Below are the records. Retype, exactly, the lines from the first through the line with "return (H - v) / H", and leave out the pictures.

(Items listed in a dataset)

════════════════

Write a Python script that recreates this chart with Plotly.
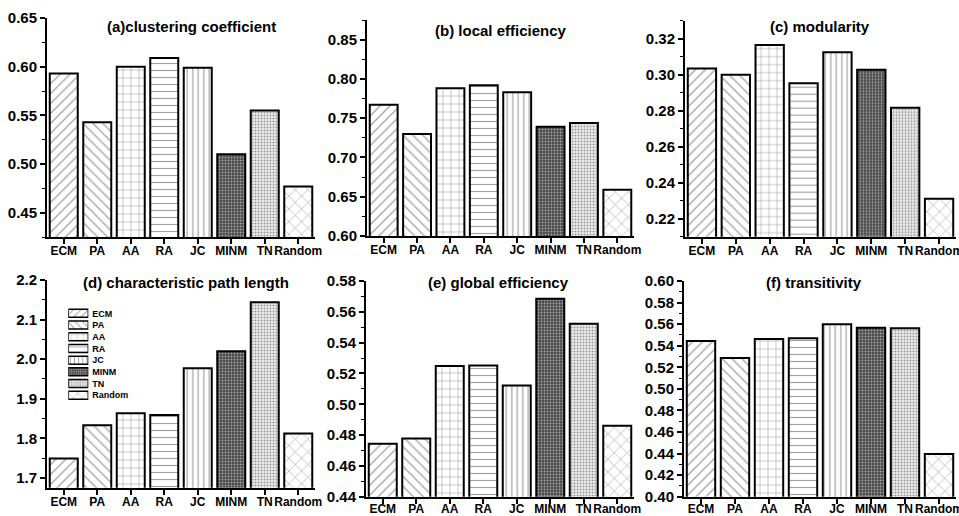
import plotly.graph_objects as go

# Network models compared in every panel
categories = ["ECM", "PA", "AA", "RA", "JC", "MINM", "TN", "Random"]

# Metric values per model (same order as categories)
clustering_coefficient = [0.593, 0.543, 0.600, 0.609, 0.599, 0.510, 0.555, 0.477]
local_efficiency = [0.767, 0.730, 0.788, 0.792, 0.783, 0.739, 0.744, 0.659]
modularity = [0.3035, 0.3000, 0.3165, 0.2952, 0.3125, 0.3028, 0.2817, 0.2311]
char_path_length = [1.749, 1.833, 1.863, 1.859, 1.977, 2.020, 2.144, 1.812]
global_efficiency = [0.4744, 0.4778, 0.5248, 0.5252, 0.5121, 0.5684, 0.5523, 0.4860]
transitivity = [0.5444, 0.5286, 0.5463, 0.5469, 0.5599, 0.5567, 0.5561, 0.4396]

panel_titles = [
    "(a)clustering coefficient",
    "(b) local efficiency",
    "(c) modularity",
    "(d) characteristic path length",
    "(e) global efficiency",
    "(f) transitivity",
]

W, H = 959, 516
FONT = "Liberation Sans, Arial, sans-serif"

# hatch style for each model: shape, line colour, background, tile size, solidity
styles = {
    "ECM":    ("/",  "#8c8c8c", "#ffffff", 7, 0.18),
    "PA":     ("\\", "#8c8c8c", "#ffffff", 7, 0.18),
    "AA":     ("+",  "#3c3c3c", "#ffffff", 8, 0.14),
    "RA":     ("-",  "#3c3c3c", "#ffffff", 7, 0.16),
    "JC":     ("|",  "#555555", "#ffffff", 5.5, 0.22),
    "MINM":   (".",  "#6e6e6e", "#4a4a4a", 3, 0.3),
    "TN":     (".",  "#b4b4b4", "#ececec", 3, 0.35),
    "Random": ("x",  "#8c8c8c", "#ffffff", 9, 0.13),
}


def pattern_for(cats, scale=1.0):
    return dict(
        shape=[styles[c][0] for c in cats],
        fgcolor=[styles[c][1] for c in cats],
        bgcolor=[styles[c][2] for c in cats],
        size=[styles[c][3] * scale for c in cats],
        solidity=[styles[c][4] for c in cats],
        fillmode="overlay",
    )


def px_x(v):
    return v / W


def px_y(v):
    return (H - v) / H


# panel layout: values, axis range, tick step, format, x pixel span, y pixel span,
# title centre, offset of the category labels
panels = [
    dict(values=clustering_coefficient, rng=[0.425, 0.65], dtick=0.05, fmt=".2f",
         xs=(47, 315), ys=(18, 237), title_at=(191, 27), lab_off=-3),
    dict(values=local_efficiency, rng=[0.60, 0.875], dtick=0.05, fmt=".2f",
         xs=(367, 634), ys=(20, 236), title_at=(501, 31), lab_off=-3),
    dict(values=modularity, rng=[0.21, 0.33], dtick=0.02, fmt=".2f",
         xs=(685, 956), ys=(20.7, 236.7), title_at=(820, 26.5), lab_off=-3),
    dict(values=char_path_length, rng=[1.675, 2.2], dtick=0.1, fmt=".1f",
         xs=(47, 315), ys=(280, 487.7), title_at=(186, 282.5), lab_off=-3),
    dict(values=global_efficiency, rng=[0.44, 0.58], dtick=0.02, fmt=".2f",
         xs=(366, 634), ys=(281, 496.7), title_at=(498, 282.5), lab_off=-5),
    dict(values=transitivity, rng=[0.40, 0.60], dtick=0.02, fmt=".2f",
         xs=(684, 956), ys=(281, 496.7), title_at=(813.5, 282.5), lab_off=-5),
]

fig = go.Figure()
layout_axes = {}
annotations = []

for i, p in enumerate(panels, start=1):
    sx = "" if i == 1 else str(i)
    fig.add_trace(go.Bar(
        x=categories,
        y=p["values"],
        xaxis="x" + sx,
        yaxis="y" + sx,
        width=0.836,
        marker=dict(
            color=[styles[c][2] for c in categories],
            line=dict(color="black", width=2),
            pattern=pattern_for(categories),
        ),
        showlegend=False,
        hoverinfo="x+y",
    ))
    layout_axes["xaxis" + sx] = dict(
        domain=[px_x(p["xs"][0]), px_x(p["xs"][1])],
        anchor="y" + sx,
        type="category",
        range=[-0.5, len(categories) - 0.5],
        tickmode="array", tickvals=categories, ticktext=categories,
        tickangle=0, automargin=False, ticklabelstandoff=p["lab_off"],
        showline=True, linecolor="black", linewidth=2,
        ticks="outside", ticklen=5, tickwidth=1.5, tickcolor="black",
        tickfont=dict(family=FONT, size=12, color="black", weight="bold"),
        showgrid=False, zeroline=False,
    )
    layout_axes["yaxis" + sx] = dict(
        domain=[px_y(p["ys"][1]), px_y(p["ys"][0])],
        anchor="x" + sx,
        range=p["rng"],
        tick0=0, dtick=p["dtick"], tickformat=p["fmt"],
        automargin=False,
        showline=True, linecolor="black", linewidth=2,
        ticks="outside", ticklen=5, tickwidth=1.5, tickcolor="black",
        minor=dict(ticks="outside", ticklen=3, tickwidth=1.2, tickcolor="black",
                   dtick=p["dtick"] / 2, showgrid=False),
        tickfont=dict(family=FONT, size=15, color="black", weight="bold"),
        showgrid=False, zeroline=False,
    )
    annotations.append(dict(
        text="<b>%s</b>" % panel_titles[i - 1],
        x=px_x(p["title_at"][0]), y=px_y(p["title_at"][1]),
        xref="paper", yref="paper", xanchor="center", yanchor="middle",
        showarrow=False,
        font=dict(family=FONT, size=15, color="black"),
    ))

# hatch key inside panel (d), drawn as small horizontal bars on their own axes
fig.add_trace(go.Bar(
    x=[1] * len(categories),
    y=categories,
    orientation="h",
    xaxis="x7",
    yaxis="y7",
    width=0.684,
    cliponaxis=False,
    marker=dict(
        color=[styles[c][2] for c in categories],
        line=dict(color="black", width=1.5),
        pattern=pattern_for(categories, scale=0.75),
    ),
    showlegend=False,
    hoverinfo="y",
))
layout_axes["xaxis7"] = dict(
    domain=[px_x(68.3), px_x(88.3)], anchor="y7", range=[0, 1], visible=False,
    automargin=False,
)
layout_axes["yaxis7"] = dict(
    domain=[px_y(401.1), px_y(307.5)], anchor="x7", type="category",
    range=[len(categories) - 0.5, -0.5], side="right",
    tickmode="array", tickvals=categories, ticktext=categories,
    ticklabelstandoff=3, automargin=False,
    showline=False, ticks="", showgrid=False, zeroline=False,
    tickfont=dict(family=FONT, size=9, color="black", weight="bold"),
)

fig.update_layout(
    width=W, height=H,
    margin=dict(l=0, r=0, t=0, b=0, autoexpand=False),
    paper_bgcolor="white", plot_bgcolor="white",
    annotations=annotations,
    bargap=0.1,
    **layout_axes,
)

fig.write_html("out.html")
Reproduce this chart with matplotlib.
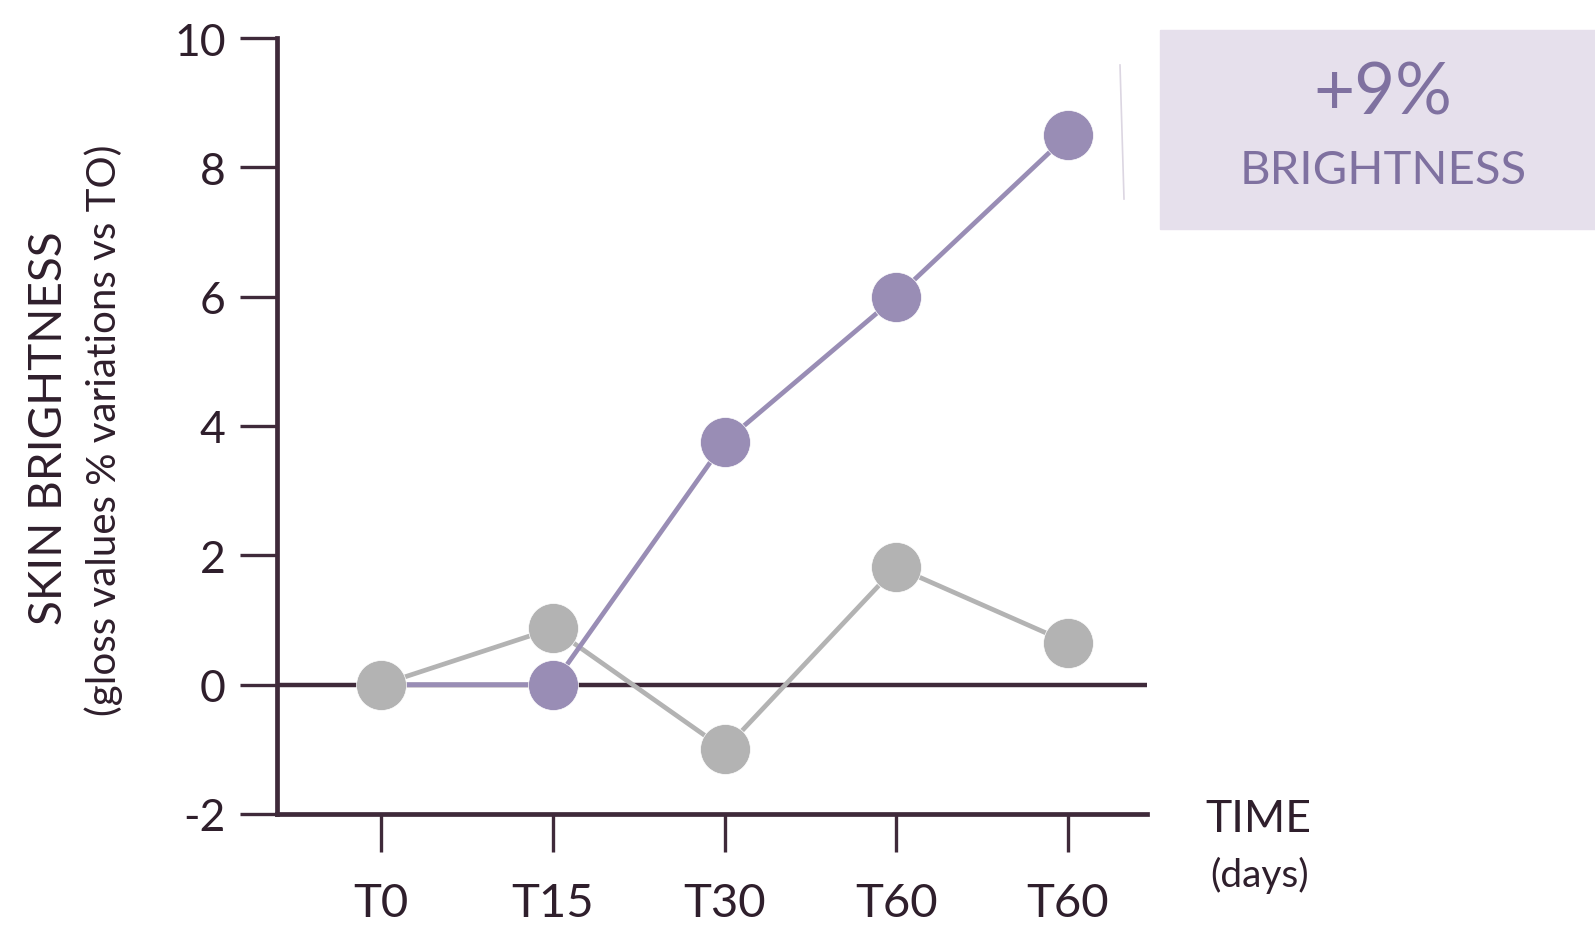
import matplotlib
matplotlib.use("Agg")
import matplotlib.pyplot as plt
from matplotlib.patches import Rectangle
from matplotlib.lines import Line2D

# values
timepoints = ["T0", "T15", "T30", "T60", "T60"]
treated = [0.0, 0.0, 3.75, 6.0, 8.5]
placebo = [0.0, 0.87, -1.0, 1.82, 0.65]
y_ticks = [-2, 0, 2, 4, 6, 8, 10]

dark = "#3f2a3a"
purple = "#998db5"
grey = "#b3b3b3"
box_col = "#e6e0ec"
box_text = "#7f71a0"

plt.rcParams['font.family'] = ['Lato', 'DejaVu Sans']

fig = plt.figure(figsize=(15.95, 9.28), dpi=100)
ax = fig.add_axes([277 / 1595, 1 - 815 / 928, (1147 - 277) / 1595, (815 - 39) / 928])

x = list(range(len(timepoints)))

ax.axhline(0, color=dark, lw=3.2, zorder=1)
ax.plot(x, placebo, color=grey, lw=3.4, zorder=2)
ax.plot(x, treated, color=purple, lw=3.4, zorder=2.5)
ax.plot(x, placebo, ls="none", marker="o", ms=36, color=grey, mec="white", mew=0.5, zorder=3)
ax.plot(x[1:], treated[1:], ls="none", marker="o", ms=36, color=purple, mec="white", mew=0.5, zorder=4)

ax.set_xlim(-0.606, 4.46)
ax.set_ylim(-2, 10)
ax.set_xticks(x)
ax.set_xticklabels(timepoints)
ax.set_yticks(y_ticks)
ax.set_yticklabels([str(v) for v in y_ticks])

for side in ["top", "right"]:
    ax.spines[side].set_visible(False)
for side in ["left", "bottom"]:
    ax.spines[side].set_color(dark)
    ax.spines[side].set_linewidth(3.4)

ax.tick_params(axis="both", direction="out", length=27, width=2.4, color=dark,
               labelcolor="#2f1f2c", labelsize=32)
ax.tick_params(axis="x", pad=22, labelsize=34)
ax.tick_params(axis="y", pad=10)

# axis titles
fig.text(49 / 1595, 1 - 428 / 928, "SKIN BRIGHTNESS", rotation=90, ha="center", va="center",
         fontsize=33, color="#2f1f2c")
fig.text(104 / 1595, 1 - 430 / 928, "(gloss values % variations vs TO)", rotation=90,
         ha="center", va="center", fontsize=29, color="#2f1f2c")
fig.text(1258 / 1595, 1 - 819 / 928, "TIME", ha="center", va="center",
         fontsize=32, color="#2f1f2c")
fig.text(1260 / 1595, 1 - 875 / 928, "(days)", ha="center", va="center",
         fontsize=28, color="#2f1f2c")

# highlight box
fig.patches.append(Rectangle((1160 / 1595, 1 - 230 / 928), (1595 - 1160) / 1595, (230 - 31) / 928,
                             transform=fig.transFigure, color=box_col, zorder=0))
fig.add_artist(Line2D([1120 / 1595, 1124 / 1595], [1 - 66 / 928, 1 - 200 / 928],
                      color="#dcd6e2", lw=1.2))
fig.text(1383 / 1595, 1 - 94 / 928, "+9%", ha="center", va="center", fontsize=51, color=box_text)
fig.text(1383 / 1595, 1 - 171 / 928, "BRIGHTNESS", ha="center", va="center", fontsize=34, color=box_text)

fig.savefig("out.png", dpi=100)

════════════════

* SOLUTION TO THIS EXERCISE *
Write a Python script that recreates this chart with Plotly.
import plotly.graph_objects as go

# Network models compared in every panel
categories = ["ECM", "PA", "AA", "RA", "JC", "MINM", "TN", "Random"]

# Metric values per model (same order as categories)
clustering_coefficient = [0.593, 0.543, 0.600, 0.609, 0.599, 0.510, 0.555, 0.477]
local_efficiency = [0.767, 0.730, 0.788, 0.792, 0.783, 0.739, 0.744, 0.659]
modularity = [0.3035, 0.3000, 0.3165, 0.2952, 0.3125, 0.3028, 0.2817, 0.2311]
char_path_length = [1.749, 1.833, 1.863, 1.859, 1.977, 2.020, 2.144, 1.812]
global_efficiency = [0.4744, 0.4778, 0.5248, 0.5252, 0.5121, 0.5684, 0.5523, 0.4860]
transitivity = [0.5444, 0.5286, 0.5463, 0.5469, 0.5599, 0.5567, 0.5561, 0.4396]

panel_titles = [
    "(a)clustering coefficient",
    "(b) local efficiency",
    "(c) modularity",
    "(d) characteristic path length",
    "(e) global efficiency",
    "(f) transitivity",
]

W, H = 959, 516
FONT = "Liberation Sans, Arial, sans-serif"

# hatch style for each model: shape, line colour, background, tile size, solidity
styles = {
    "ECM":    ("/",  "#8c8c8c", "#ffffff", 7, 0.18),
    "PA":     ("\\", "#8c8c8c", "#ffffff", 7, 0.18),
    "AA":     ("+",  "#3c3c3c", "#ffffff", 8, 0.14),
    "RA":     ("-",  "#3c3c3c", "#ffffff", 7, 0.16),
    "JC":     ("|",  "#555555", "#ffffff", 5.5, 0.22),
    "MINM":   (".",  "#6e6e6e", "#4a4a4a", 3, 0.3),
    "TN":     (".",  "#b4b4b4", "#ececec", 3, 0.35),
    "Random": ("x",  "#8c8c8c", "#ffffff", 9, 0.13),
}


def pattern_for(cats, scale=1.0):
    return dict(
        shape=[styles[c][0] for c in cats],
        fgcolor=[styles[c][1] for c in cats],
        bgcolor=[styles[c][2] for c in cats],
        size=[styles[c][3] * scale for c in cats],
        solidity=[styles[c][4] for c in cats],
        fillmode="overlay",
    )


def px_x(v):
    return v / W


def px_y(v):
    return (H - v) / H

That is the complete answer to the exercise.